Been busy moving home so didn’t get a July review in. So a bumper double month issue is here.

Album of the Month – July Tame Impala – Currents


The third album from one of the more progressive acts on the planet peaks even their last release Lonerism. Kevin Parker’s love of psychedelia has always been clear but this time around he’s given the genre a very 1980’s feeling, emphasis on the use of keyboards rather than guitar. Some truly stunning music with leanings to early Daft Punk. Stunningly crafted, produced and soundscaped, demonstrated perfectly on opener Let It Happen. The album plays at a relaxed state,  Currents really is the sound of summer. Needless to say the live sets will be something quite special indeed.

Album of the Month – August Frank Turner – Positive Songs for Negative People


It is safe to say that on Tape Deck Heart that Hampshire’s finest son wasn’t quite himself, his break up album, whilst full of great music, carried a melancholy that previously hadn’t really been part of his musical cannon. This is acknowledged on opening track Angel Islington where he reflects on how he can ‘Wash my feet and cleanse my sins’. From there though it takes off. Get Better is Frank at his very best, a stomping raucous sing along as he and the sleeping souls really create the positive vibe that the album title indicates is long due. It doesn’t really slow from there, Next Storm, Glorious You, Mittens and Love Forty Down (which those of us who saw his perfect set at Pie and Vinyl were lucky to hear over a year before release) are all signs of a classic Frank. The album ends on a moment of reflection that isn’t in keeping with the rest but it doesn’t matter this is arguably Frank’s finest record to date.

Its been a while since we have heard anything new from The Maccabees, the follow up to the quite brilliant Given To The Wild has taken quite some time to arrive, but finally Marks To Prove It is here. The opening title track does hint that we are safe and that the excellent work will continue. A stomping sing along that has signs that the wait was worth it, with more than a little hint to the Libertines but from there is settles on a more reflective stance and never really hits the peaks of their last album. Its still great fun but it feels like this is a band who have not moved onwards and upwards when so many others have.

Whilst it is only 4 tracks long and therefore an E.P. rather than an album it is always wonderful to hear new music from elbow, and in The Lost Worker Bee E.P. it is pleasing to report they are as brilliant as they always were. The opener and title track is so utterly charming it could make its own honey. Lyrically rich with wonderful use of brass – rather than the more orchestral sounds in which they have cornered the market, it sets up nicely a lovely collection of songs that will have to tide us over until the band get back in the studio to create their next masterpiece. Until then we can eagerly await the solo work from Guy Garvey.

Whilst the ever running ‘will they, won’t they spilt’ saga for the Strokes continues, guitarist Albert Hammond Jr has brought out another collection of solo work Momentary Masters. Opening with the excellent Born Slippy (sadly not a cover version of the classic underworld transporting track) the albums gets off to a positive light, within this there are moments of self doubt, and no doubt for Strokes fans an opportunity to look into the soul of the band and where they may go from here. He also includes a perfectly reasonable Bob Dylan cover with Don’t Think Twice. And whilst Side Boob is clearly a childish song title, the content is joyous and rich and well worth a listen to.

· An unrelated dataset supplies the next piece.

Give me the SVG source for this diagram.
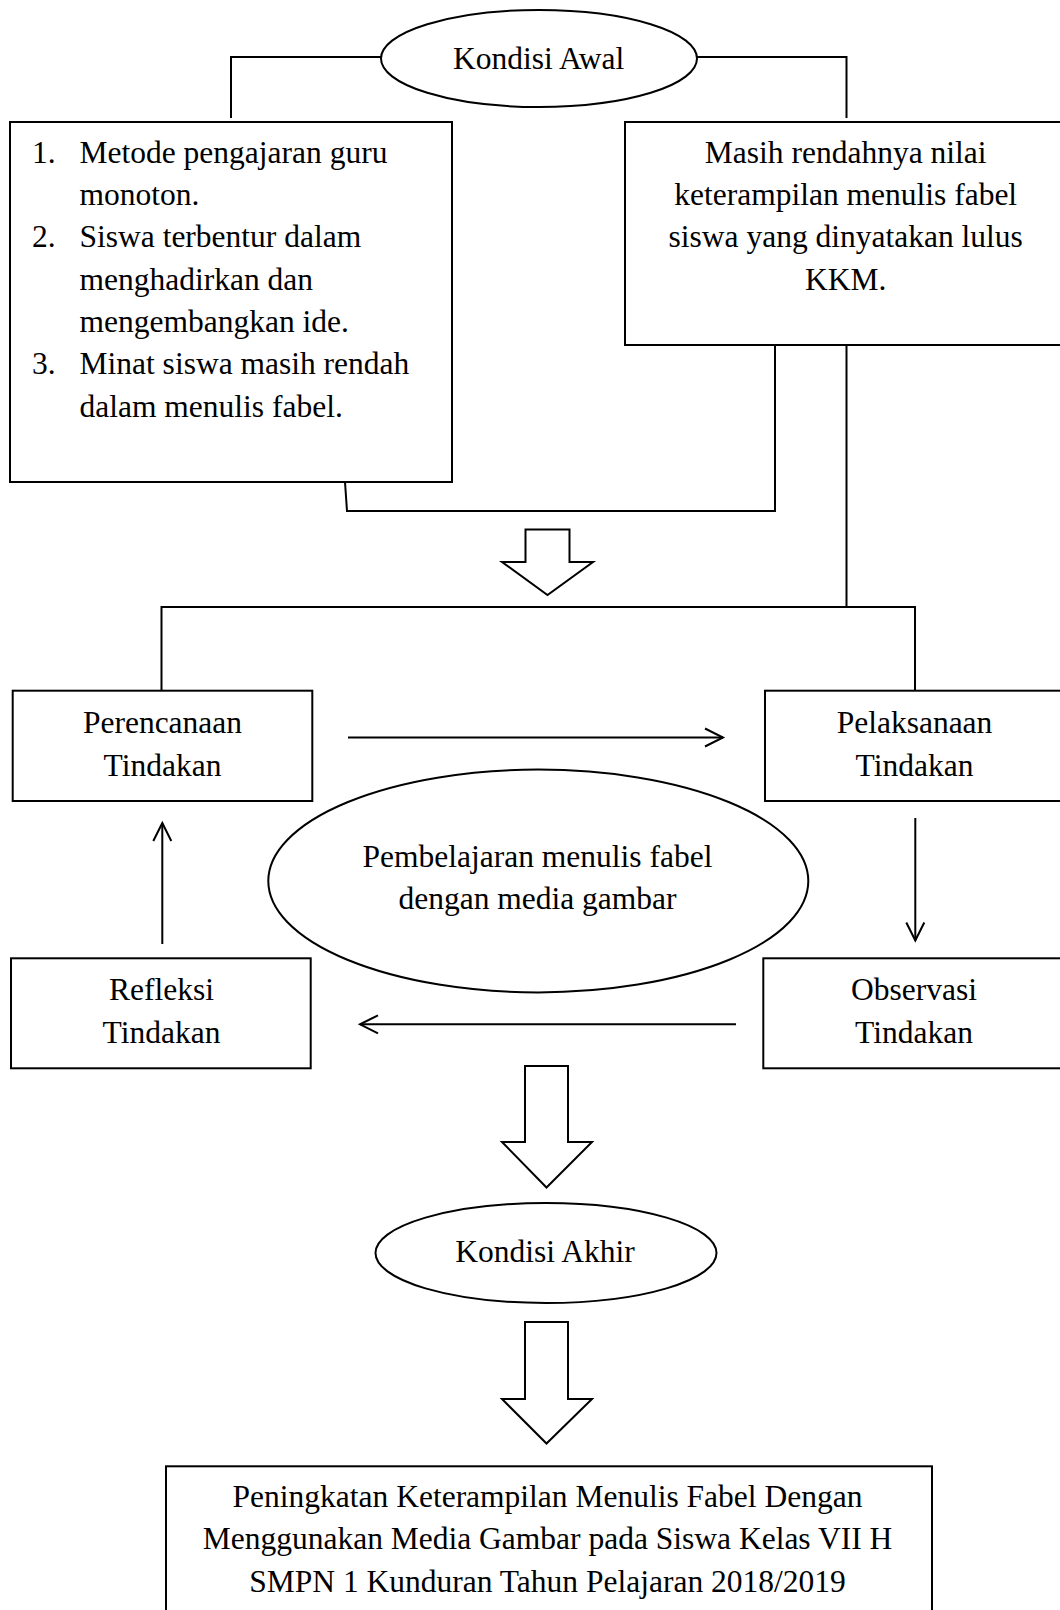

Wilco surprised everyone by releasing their latest album Star Wars for free on their website. Free records can often cause controversy (how many people are over the whole U2 affair yet?) but to just quietly drop a record without the fuss may well be a masterstroke. It certainly grows with every listen, and while their country roots are never far away there is a variety in delivery from grand show pieces such as Magnetized through more gentle stuff such as Taste the Ceiling. For someone who has only taken a passing interest, thanks mainly to their work with Billy Bragg it certainly has left me wanting more.

Right at the end of August, Foals brought us their fourth album What Went Down. Following on from the mixture that was Holy Fire this album also demonstrates a band who have not decided which direction they are heading in. From the raucous opening title track the direction feels heavy but very soon the band are heading into early (when they were bearable) coldplay territory with Albatross. Full of melancholy it will probably need a few listens before it can be properly assessed. But on first hearing it certainly seems that their epic live set is about to be enhanced.